Andrew Lambirth

Boundless curiosity

A New World: England’s first view of America; Italian Prints 1875–1975

issue 31 March 2007

A New World: England’s first view of America; Italian Prints 1875–1975

John White is one of the mysteries of English art. We don’t know exactly when he was born or died, we have no portrait of him and his name was a sufficiently common one to cause problems of identification in the surviving documents of the period. Yet we have an incomparable wealth of paintings by him, all 75 of which reside in the British Museum and which form the core and justification for this fascinating new exhibition. Being watercolours they are fragile, so get shown only once every 30 or 40 years. White was a gentleman adventurer who was also an artist, and between 1584 and 1590 he made five journeys to America. He was closely involved with these expeditions, investing his own money and making maps and records of the unfamiliar flora and fauna he observed, as well as the strange inhabitants of those shores. These paintings are of such crucial importance and interest to us because they represent England’s first sight of America. Appropriately, after their showing at the BM, they make the return journey to North Carolina and three other venues in the States.

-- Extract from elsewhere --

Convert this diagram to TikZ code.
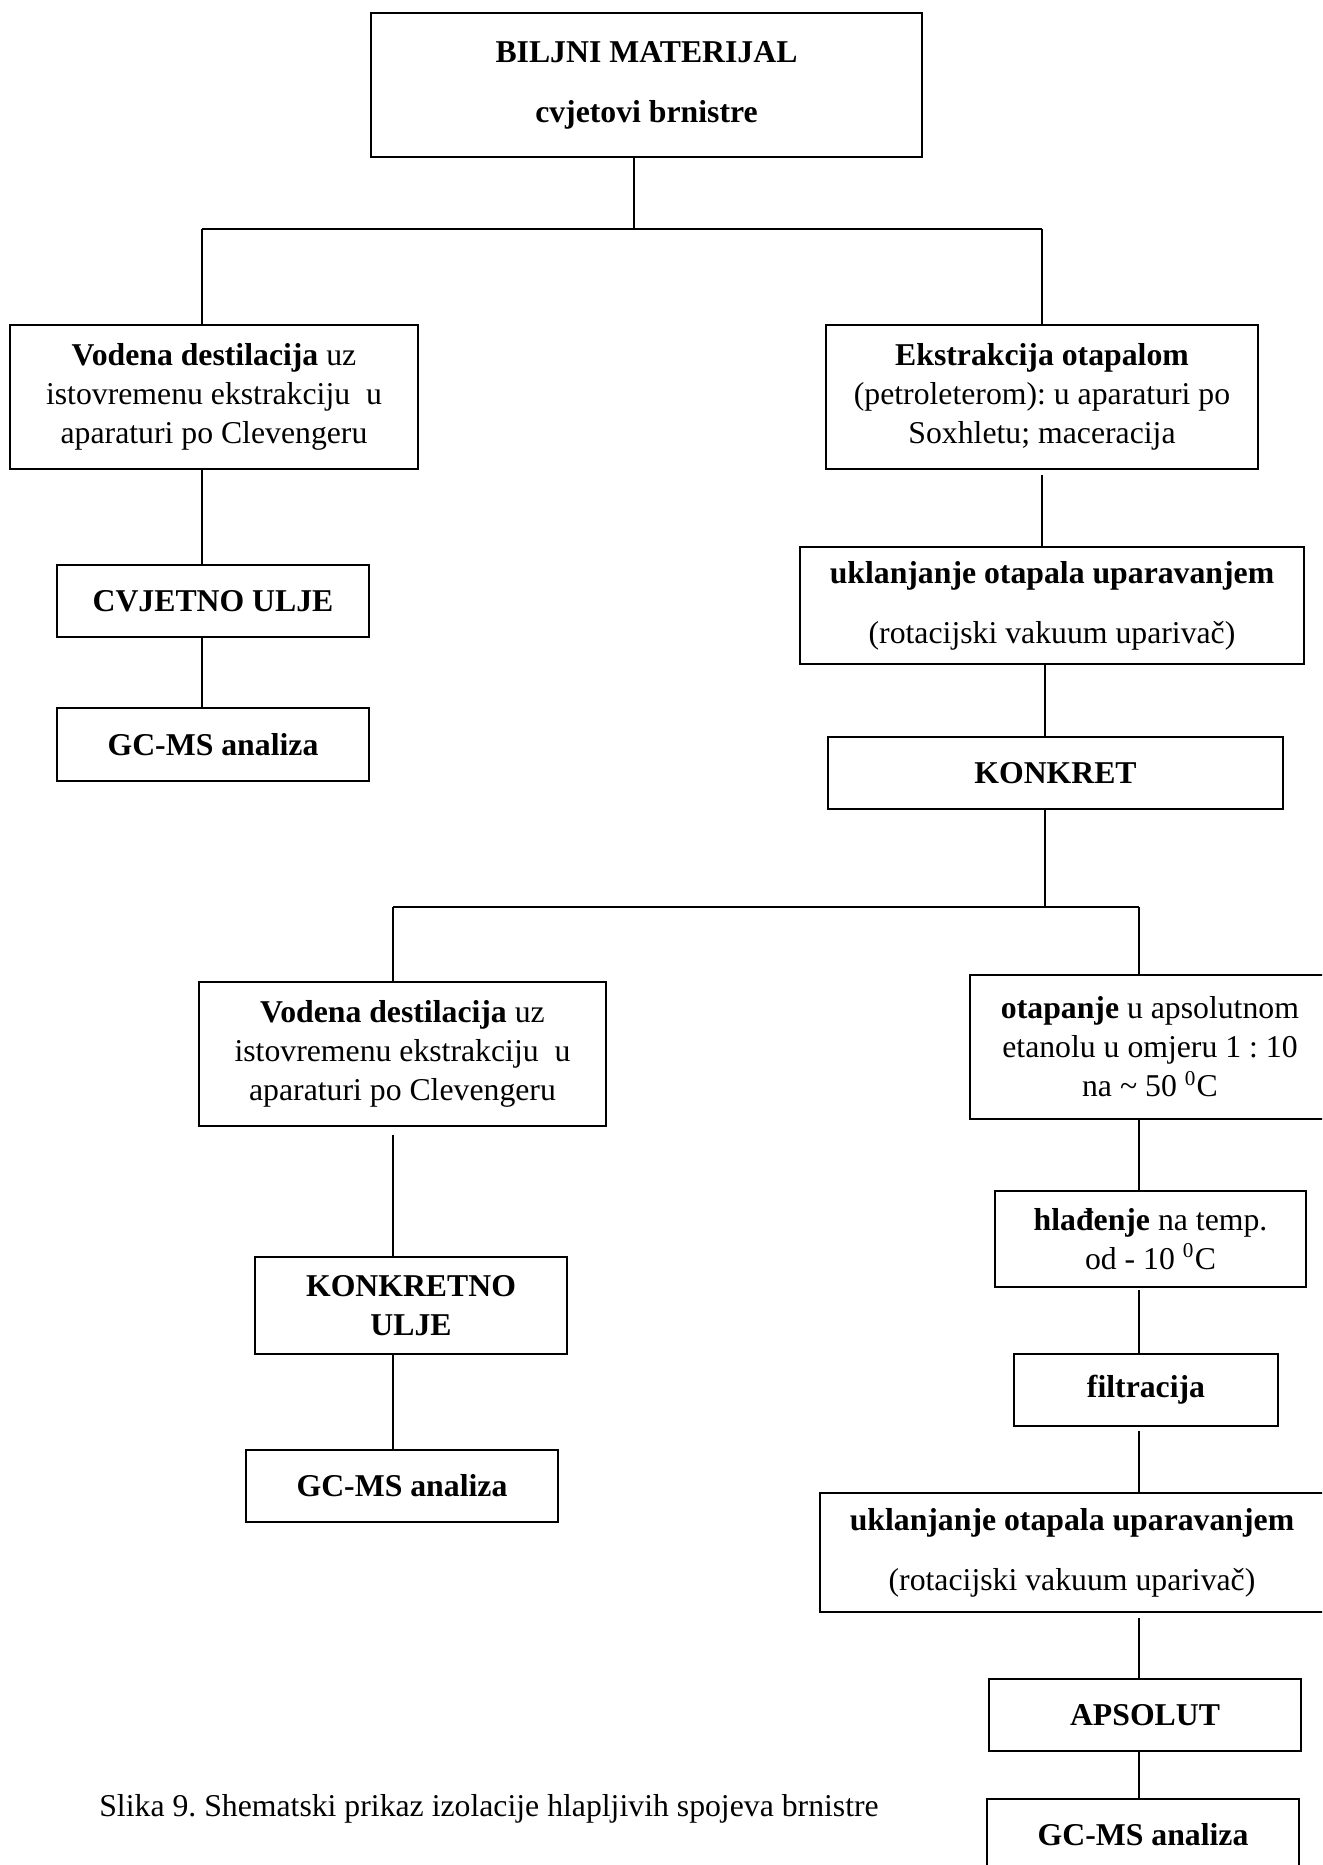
\documentclass[tikz,border=0pt]{standalone}
\usepackage{fontspec}
\setmainfont{Liberation Serif}
\usepackage{tikz}

\begin{document}
\frenchspacing
\begin{tikzpicture}[
            x=0.378pt, y=-0.378pt, line width=0.45pt,
            box/.style={draw, rectangle, line width=0.6pt, align=center, inner sep=2pt,
                        font=\fontsize{12}{14.7}\selectfont},
            branch/.style={line width=0.75pt}
            ]
            \useasboundingbox (0,0) rectangle (1322,1865);
            \clip (0,0) rectangle (1322,1865);

            % Nodes with manual coordinates
            \node[box, minimum width=551*0.378pt, minimum height=144*0.378pt] (mat) at (646.5,85)
                {\textbf{BILJNI MATERIJAL}\\[8pt]\textbf{cvjetovi brnistre}};
            \node[box, minimum width=408*0.378pt, minimum height=144*0.378pt] (vodI) at (214,397)
                {\textbf{Vodena destilacija} uz\\istovremenu ekstrakciju\ \ u\\aparaturi po Clevengeru};
            \node[box, minimum width=432*0.378pt, minimum height=144*0.378pt] (ekst) at (1042,397)
                {\textbf{Ekstrakcija otapalom}\\(petroleterom): u aparaturi po\\Soxhletu; maceracija};
            \node[box, minimum width=312*0.378pt, minimum height=72*0.378pt] (cvulje) at (213,601)
                {\textbf{CVJETNO ULJE}};
            \node[box, minimum width=312*0.378pt, minimum height=73*0.378pt] (gcmsI) at (213,744.5)
                {\textbf{GC-MS analiza}};
            \node[box, minimum width=504*0.378pt, minimum height=117*0.378pt] (uklI) at (1052,605.5)
                {\textbf{uklanjanje otapala uparavanjem}\\[8pt](rotacijski vakuum uparivač)};
            \node[box, minimum width=455*0.378pt, minimum height=72*0.378pt] (konkret) at (1055.5,773)
                {\textbf{KONKRET}};
            \node[box, minimum width=407*0.378pt, minimum height=144*0.378pt] (vodII) at (402.5,1054)
                {\textbf{Vodena destilacija} uz\\istovremenu ekstrakciju\ \ u\\aparaturi po Clevengeru};
            \node[box, minimum width=360*0.378pt, minimum height=144*0.378pt] (otap) at (1150,1047)
                {\textbf{otapanje} u apsolutnom\\etanolu u omjeru 1 : 10\\na \textasciitilde{} 50 \textsuperscript{0}C};
            \node[box, minimum width=312*0.378pt, minimum height=97*0.378pt] (kulje) at (411,1305.5)
                {\textbf{KONKRETNO}\\\textbf{ULJE}};
            \node[box, minimum width=312*0.378pt, minimum height=72*0.378pt] (gcmsII) at (402,1486)
                {\textbf{GC-MS analiza}};
            \node[box, minimum width=311*0.378pt, minimum height=96*0.378pt] (hlad) at (1150.5,1239)
                {\textbf{hlađenje} na temp.\\od - 10 \textsuperscript{0}C};
            \node[box, minimum width=264*0.378pt, minimum height=72*0.378pt] (filt) at (1146,1390)
                {\textbf{filtracija}};
            \node[box, minimum width=504*0.378pt, minimum height=119*0.378pt] (uklII) at (1072,1552.5)
                {\textbf{uklanjanje otapala uparavanjem}\\[8pt](rotacijski vakuum uparivač)};
            \node[box, minimum width=312*0.378pt, minimum height=72*0.378pt] (aps) at (1145,1715)
                {\textbf{APSOLUT}};
            \node[box, minimum width=312*0.378pt, minimum height=72*0.378pt] (gcmsIII) at (1143,1835)
                {\textbf{GC-MS analiza}};
            \node[font=\fontsize{12}{14.7}\selectfont] (slika) at (489,1809)
                {Slika 9. Shematski prikaz izolacije hlapljivih spojeva brnistre};

            % Branch points
            \coordinate (sI) at (634,229);
            \coordinate (sIl) at (202,229);
            \coordinate (sIr) at (1042,229);
            \coordinate (sII) at (1045,907);
            \coordinate (sIIl) at (393,907);
            \coordinate (sIIr) at (1139,907);

            % Lines
            \draw (mat.south -| sI) -- (sI);
            \draw[branch] (sIl) -- (sIr);
            \draw (sIl) -- (sIl |- vodI.north);
            \draw (sIr) -- (sIr |- ekst.north);
            \draw (vodI.south -| sIl) -- (cvulje.north -| sIl);
            \draw (cvulje.south -| sIl) -- (gcmsI.north -| sIl);
            \draw[shorten <=2pt] (ekst.south -| sIr) -- (uklI.north -| sIr);
            \draw (uklI.south -| sII) -- (konkret.north -| sII);
            \draw (konkret.south -| sII) -- (sII);
            \draw[branch] (sIIl) -- (sIIr);
            \draw (sIIl) -- (sIIl |- vodII.north);
            \draw (sIIr) -- (sIIr |- otap.north);
            \draw[shorten <=3pt] (vodII.south -| sIIl) -- (kulje.north -| sIIl);
            \draw (kulje.south -| sIIl) -- (gcmsII.north -| sIIl);
            \draw (otap.south -| sIIr) -- (hlad.north -| sIIr);
            \draw[shorten <=1pt] (hlad.south -| sIIr) -- (filt.north -| sIIr);
            \draw[shorten <=1.5pt] (filt.south -| sIIr) -- (uklII.north -| sIIr);
            \draw[shorten <=2pt] (uklII.south -| sIIr) -- (aps.north -| sIIr);
            \draw (aps.south -| sIIr) -- (gcmsIII.north -| sIIr);
        \end{tikzpicture}
\end{document}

White must have been an intrepid, hardy man, making so many long voyages under fairly primitive conditions, but evidently the spirit of adventure was strong in him. He had a boundless curiosity which informs all his work, and it also seems that he had a sense of humour. His native Americans are not drawn solemnly like museum specimens, but with an air of lived reality and an eye for the telling gesture or pose. Early in this treasure-chest of an exhibition are White’s imaginative watercolours of wild Pictish figures, wonderfully painted and tattooed, and rather modern-looking, except that they appear decidedly better-tempered than today’s urban warriors.